Luke 24:44-53 . The Last Words and the Ascension.— Jesus reminds His disciples how He had told them that Scripture predictions about Him must be fulfilled. He goes over the ground again (with Luke 24:45 cf. Luke 24:27), and adds that the gospel of repentance and forgiveness in His name should be preached everywhere. It is not clear whether the instruction to preach is regarded as contained in the OT Scriptures. Syr. Sin. has “ in my name,” and perhaps we should take the Gr. infinitive (“ should be preached” ) as an imperative.
Luke 24:44 . the psalms: the third division of the Hebrew scriptures, including other writings than the Psalter, though this was particularly rich in Messianic prophecy.
Luke 24:48 . these things: the death and resurrection foretold in Scripture.
Luke 24:49 . Lk. here points forward to Acts 1. He has a different tradition from the Galilean one of Mk. (and Mt.); the disciples are to remain in Jerusalem, to receive the power from heaven ( Joel 2:28).
Luke 24:50 f. Jesus takes the disciples to Bethany, and while giving them a benediction is parted from them. The words “ and was carried up into heaven” are omitted in some of the best MSS., and have probably crept in from Acts 1:9 f. Note that in Lk. everything, including this final departure, seems to have happened on the same day as the Resurrection— contrast the forty days of Acts 1:3. The harmonists insert the Galilean appearances recorded in Matthew 28 and John 21 between Luke 24:43 and Luke 24:44.
Luke 24:53 . The disciples on their return spend practically all their time in the Temple.

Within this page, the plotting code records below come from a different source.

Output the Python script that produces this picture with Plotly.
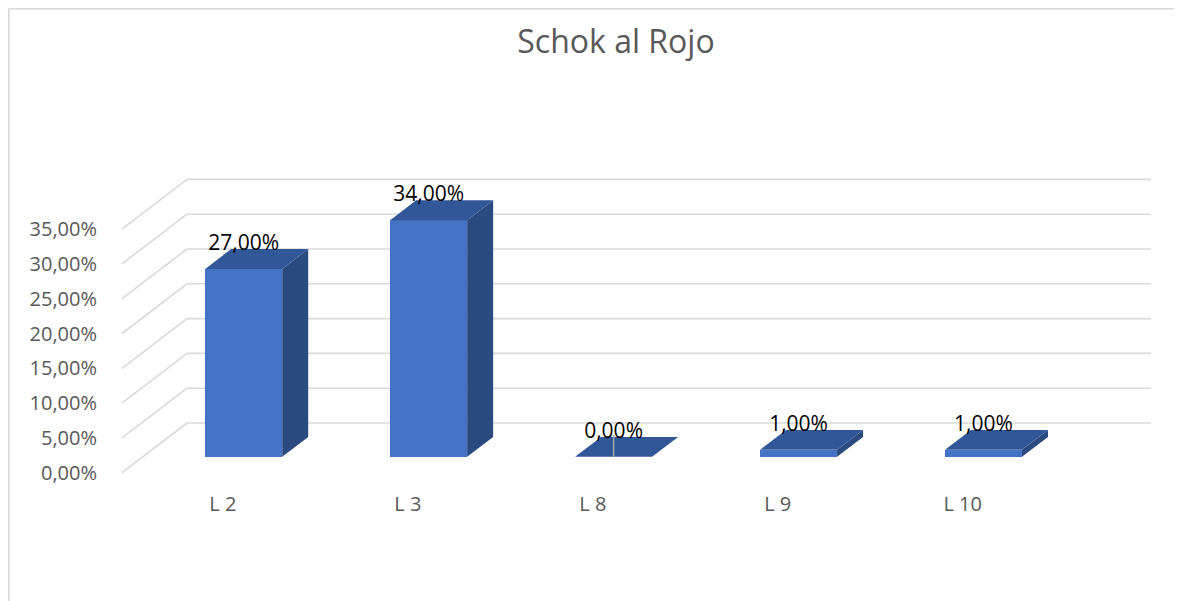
import plotly.graph_objects as go

# ---------------- data ----------------
categories = ["L 2", "L 3", "L 8", "L 9", "L 10"]
values = [27.0, 34.0, 0.0, 1.0, 1.0]
data_labels = ["27,00%", "34,00%", "0,00%", "1,00%", "1,00%"]
tick_values = [0, 5, 10, 15, 20, 25, 30, 35]
tick_labels = ["0,00%", "5,00%", "10,00%", "15,00%", "20,00%", "25,00%", "30,00%", "35,00%"]
chart_title = "Schok al Rojo"

# ---------------- geometry (pixel calibration of the 3-D look) ----------------
W, H = 1182, 601
OFF = 8                            # page body margin
PX0, PX_STEP = 222.9 - OFF, 184.95  # pixel x of category 0 at floor front, pixels per category
PY0, PY_UNIT = 472.7 - OFF, 6.96    # pixel y of 0 % at front, pixels per 1 %
PL, PR, PT, PB = 100, 1160, 140, 482   # plot area in figure pixels

x_range = [(PL - PX0) / PX_STEP, (PR - PX0) / PX_STEP]
y_range = [(PY0 - PB) / PY_UNIT, (PY0 - PT) / PY_UNIT]

DX = 65 / PX_STEP        # full floor depth, x shift
DY = 49.7 / PY_UNIT      # full floor depth, y shift
F0, F1 = 0.32, 0.72      # bar front / back depth fractions
HW = 38.5 / PX_STEP      # bar half width
wall_left = (122 - OFF - PX0) / PX_STEP
wall_right = (1151 - OFF - PX0) / PX_STEP

FRONT = "#4472C4"
TOP = "#325799"
SIDE = "#2B4A7F"
GRID = "#D9D9D9"
FONT = "Open Sans"

fig = go.Figure()

# gridlines (behind the bars): diagonal on side wall + horizontal on back wall
for v in tick_values:
    fig.add_shape(type="line", xref="x", yref="y", layer="below",
                  x0=wall_left, y0=v, x1=wall_left + DX, y1=v + DY,
                  line=dict(color=GRID, width=1.6))
    fig.add_shape(type="line", xref="x", yref="y", layer="below",
                  x0=wall_left + DX, y0=v + DY, x1=wall_right, y1=v + DY,
                  line=dict(color=GRID, width=1.6))

idx = list(range(len(categories)))
xc = [i + F0 * DX for i in idx]
base = F0 * DY
ddx = (F1 - F0) * DX
ddy = (F1 - F0) * DY

# front faces
fig.add_trace(go.Bar(x=xc, y=values, base=base, width=2 * HW,
                     marker=dict(color=FRONT, line=dict(width=0)),
                     hoverinfo="skip", showlegend=False))

# side faces
sx, sy = [], []
for c, v in zip(xc, values):
    xr = c + HW
    sx += [xr, xr, xr + ddx, xr + ddx, xr, None]
    sy += [base, base + v, base + v + ddy, base + ddy, base, None]
fig.add_trace(go.Scatter(x=sx, y=sy, mode="lines", fill="toself", fillcolor=SIDE,
                         line=dict(width=0, color=SIDE), hoverinfo="skip", showlegend=False))

# top faces
tx, ty = [], []
for c, v in zip(xc, values):
    xl, xr = c - HW, c + HW
    yt = base + v
    tx += [xl, xr, xr + ddx, xl + ddx, xl, None]
    ty += [yt, yt, yt + ddy, yt + ddy, yt, None]
fig.add_trace(go.Scatter(x=tx, y=ty, mode="lines", fill="toself", fillcolor=TOP,
                         line=dict(width=0, color=TOP), hoverinfo="skip", showlegend=False))

# leader line for zero-valued bars
lx, ly = [], []
for c, v in zip(xc, values):
    if v == 0:
        lx += [c, c, None]
        ly += [base, base + ddy + 0.3, None]
if lx:
    fig.add_trace(go.Scatter(x=lx, y=ly, mode="lines", line=dict(color="#A6A6A6", width=1.5),
                             hoverinfo="skip", showlegend=False))

# data labels
fig.add_trace(go.Scatter(x=xc, y=[base + v + ddy + 0.65 for v in values], mode="text",
                         text=data_labels, textposition="middle center",
                         textfont=dict(family=FONT, size=21, color="#000000"),
                         cliponaxis=False, hoverinfo="skip", showlegend=False))

# chart border (left and top edges visible)
def px_to_paper_x(p):
    return (p - PL) / (PR - PL)

def py_to_paper_y(p):
    return (PB - p) / (PB - PT)

border = dict(color="#D9D9D9", width=1.6)
fig.add_shape(type="line", xref="paper", yref="paper",
              x0=px_to_paper_x(0.8), x1=px_to_paper_x(0.8),
              y0=py_to_paper_y(0.8), y1=py_to_paper_y(H + 5), line=border)
fig.add_shape(type="line", xref="paper", yref="paper",
              x0=px_to_paper_x(0.8), x1=px_to_paper_x(W + 5),
              y0=py_to_paper_y(0.8), y1=py_to_paper_y(0.8), line=border)

fig.update_layout(
    width=W, height=H,
    margin=dict(l=PL, r=W - PR, t=PT, b=H - PB),
    paper_bgcolor="white", plot_bgcolor="white",
    bargap=0,
    title=dict(text=chart_title, x=(616 - OFF) / W, xref="container", xanchor="center",
               y=1 - (42 - OFF) / H, yref="container", yanchor="middle",
               font=dict(family=FONT, size=32, color="#595959")),
    xaxis=dict(range=x_range, tickmode="array", tickvals=idx, ticktext=categories,
               showgrid=False, zeroline=False, showline=False, ticks="",
               tickfont=dict(family=FONT, size=20, color="#595959"),
               ticklabelstandoff=0, fixedrange=True),
    yaxis=dict(range=y_range, tickmode="array", tickvals=tick_values, ticktext=tick_labels,
               showgrid=False, zeroline=False, showline=False, ticks="",
               tickfont=dict(family=FONT, size=20, color="#595959"),
               ticklabelstandoff=10, fixedrange=True),
    showlegend=False,
)

fig.write_html("out.html")
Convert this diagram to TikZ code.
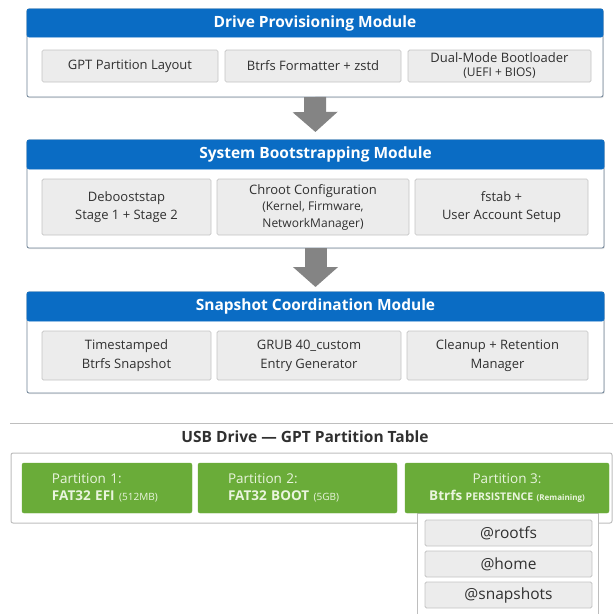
\documentclass[tikz,border=0pt]{standalone}
\usepackage{fontspec}
\setmainfont{Open Sans}
\usetikzlibrary{arrows.meta,shadows}
\definecolor{hdrblue}{RGB}{10,108,196}
\definecolor{modborder}{RGB}{110,130,150}
\definecolor{cellfill}{RGB}{236,236,236}
\definecolor{cellborder}{RGB}{196,196,196}
\definecolor{txtdark}{RGB}{48,48,48}
\definecolor{arrowgray}{RGB}{132,132,132}
\definecolor{partgreen}{RGB}{106,172,57}
\definecolor{parttxt}{RGB}{234,245,222}
\definecolor{linegray}{RGB}{190,190,190}
\begin{document}
\begin{tikzpicture}[x=1pt,y=-1pt,
  module/.style={draw=modborder,line width=0.8pt,fill=white,rounded corners=2pt,inner sep=0pt,outer sep=0pt,
    drop shadow={opacity=0.18,shadow xshift=0.8pt,shadow yshift=-1.2pt}},
  header/.style={fill=hdrblue,draw=hdrblue,line width=0.6pt,rounded corners=2pt,inner sep=0pt,outer sep=0pt,
    text=white,font=\fontsize{15.5}{18}\selectfont\bfseries},
  cell/.style={fill=cellfill,draw=cellborder,line width=0.7pt,rounded corners=1.5pt,inner sep=0pt,outer sep=0pt,
    text=txtdark,align=center,font=\fontsize{13}{18}\selectfont},
  bigarrow/.style={draw=arrowgray,line width=22pt,line cap=butt,-{Triangle[width=44pt,length=20pt]}},
  part/.style={fill=partgreen,draw=partgreen,rounded corners=2pt,inner sep=0pt,outer sep=0pt,
    text=parttxt,font=\fontsize{13.5}{17}\selectfont},
  partleft/.style={part,align=left,inner xsep=30pt},
  subcell/.style={fill=cellfill,draw=cellborder,line width=0.8pt,rounded corners=1.5pt,inner sep=0pt,outer sep=0pt,
    text=txtdark,font=\fontsize{15.5}{18}\selectfont},
  drivebox/.style={draw=linegray,line width=1pt,fill=white,rounded corners=2pt,inner sep=0pt,outer sep=0pt},
  subbox/.style={draw=linegray,line width=1pt,fill=white,inner sep=0pt,outer sep=0pt}
]
\useasboundingbox (0,0) rectangle (613,614);
\fill[white] (0,0) rectangle (613,614);

% ---------- Module 1 ----------
\node[module,minimum width=576pt,minimum height=88pt] (m1) at (315,53) {};
\node[header,minimum width=576pt,minimum height=28pt] (h1) at (315,23) {Drive Provisioning Module};
\node[cell,minimum width=176pt,minimum height=32pt] (c11) at (130,66) {GPT Partition Layout};
\node[cell,minimum width=176pt,minimum height=32pt] (c12) at (313,66) {Btrfs Formatter + zstd};
\node[cell,minimum width=183pt,minimum height=32pt,font=\fontsize{13}{14}\selectfont] (c13) at (499.5,66) {Dual-Mode Bootloader\\{\fontsize{12}{14}\selectfont(UEFI + BIOS)}};

% ---------- Module 2 ----------
\node[module,minimum width=577pt,minimum height=108pt] (m2) at (315.5,194) {};
\node[header,minimum width=577pt,minimum height=29pt] (h2) at (315.5,154.5) {System Bootstrapping Module};
\node[cell,minimum width=169pt,minimum height=56pt] (c21) at (126.5,207) {Debooststap\\Stage 1 + Stage 2};
\node[cell,minimum width=192pt,minimum height=56pt,font=\fontsize{13}{16.5}\selectfont] (c22) at (313,207) {Chroot Configuration\\{\fontsize{12}{16.5}\selectfont(Kernel, Firmware,}\\{\fontsize{12}{16.5}\selectfont NetworkManager)}};
\node[cell,minimum width=173pt,minimum height=56pt] (c23) at (501.5,207) {fstab +\\User Account Setup};

% ---------- Module 3 ----------
\node[module,minimum width=577pt,minimum height=101pt] (m3) at (315.5,342.5) {};
\node[header,minimum width=577pt,minimum height=29pt] (h3) at (315.5,306.5) {Snapshot Coordination Module};
\node[cell,minimum width=169pt,minimum height=49pt,font=\fontsize{13}{19}\selectfont] (c31) at (126.5,355.5) {Timestamped\\Btrfs Snapshot};
\node[cell,minimum width=184pt,minimum height=49pt,font=\fontsize{13}{19}\selectfont] (c32) at (309,355.5) {GRUB 40\_custom\\Entry Generator};
\node[cell,minimum width=181pt,minimum height=49pt,font=\fontsize{13}{19}\selectfont] (c33) at (497.5,355.5) {Cleanup + Retention\\Manager};

% ---------- Arrows ----------
\draw[bigarrow,shorten >=8pt] (m1.south) -- (m2.north);
\draw[bigarrow,shorten >=5pt] (m2.south) -- (m3.north);

% ---------- Partition table ----------
\coordinate (sepL) at (10,423);
\coordinate (sepR) at (613,423);
\draw[draw=linegray,line width=1pt] (sepL) -- (sepR);
\node[text=txtdark,font=\fontsize{15.5}{18}\selectfont\bfseries,inner sep=0pt] (title) at (305,437) {USB Drive — GPT Partition Table};

\node[drivebox,minimum width=601pt,minimum height=70pt] (drive) at (311.5,488) {};
\node[subbox,minimum width=181pt,minimum height=112pt] (subc) at (507.5,569) {};

\node[partleft,text width=110pt,minimum height=50pt] (p1) at (107,488)
  {Partition 1:\\\textbf{FAT32 EFI} {\fontsize{10}{17}\selectfont(512MB)}};
\node[partleft,text width=139pt,minimum height=50pt] (p2) at (297.5,488)
  {Partition 2:\\\textbf{FAT32 BOOT} {\fontsize{10}{17}\selectfont(5GB)}};
\node[part,align=center,minimum width=204pt,minimum height=50pt] (p3) at (507,488)
  {Partition 3:\\\textbf{Btrfs} {\fontsize{10.5}{17}\selectfont\textbf{PERSISTENCE}} {\fontsize{8}{17}\selectfont\textbf{(Remaining)}}};

\node[subcell,minimum width=167pt,minimum height=26pt] (s1) at (508.5,533) {@rootfs};
\node[subcell,minimum width=167pt,minimum height=26pt] (s2) at (508.5,564) {@home};
\node[subcell,minimum width=167pt,minimum height=26pt] (s3) at (508.5,595) {@snapshots};
\end{tikzpicture}
\end{document}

[Since the above commentary and that on Acts were printed, the criticism of the Lucan writings has passed into a new stage with the publication (in 1916) of Prof. C. C Torrey’ s important work, The Composition and Date of Acts. The author had already in an article, “ The Translations made from the Original Aramaic Gospels” ( Studies in the History of Religion Presented to Crawford Howell Toy, 1912), argued that the compiler of the Third Gospel and Acts was an accomplished translator of both Hebrew and Aramaic. The most notable feature of the later essay is the theory, supported by weighty arguments, that Acts 1:1 to Acts 15:35 is a very close rendering of an Aramaic document, so scrupulously faithful that even what the translator knew to be inaccuracies were preserved. This Aramaic document was written either late in A.D. 49 or early in 50. Luke, the companion of Paul, collected material for the Third Gospel during Paul’ s imprisonment at Cæ sarea (A.D. 59– 61), and wrote the Gospel before 61, probably in 60. At that time he had no thought of writing the Acts of the Apostles. The idea of writing this sequel to his Gospel was probably first suggested to him when the Aramaic document came into his hands, possibly in Palestine, but more probably after his arrival in Rome in 62. This he translated into Greek, and added Acts 15:36 to Acts 28:31. The complete book was probably issued in A.D. 64. Unlike the Third Gospel, it “ was not a work of research, nor even of any considerable labour. It was merely the translation of a single document— a lucky find— supplemented by a very brief outline of Paul’ s missionary labours, enlivened by miscellaneous personal reminiscences.” The whole work is uniform in style, allowing for the fact that Acts 1:1 to Acts 15:35 was written in translation Greek. The author is not to be distinguished from the writer of the We-sections, and little value attaches to the attempt to find “ sources” behind either half of Acts— A. S. P.]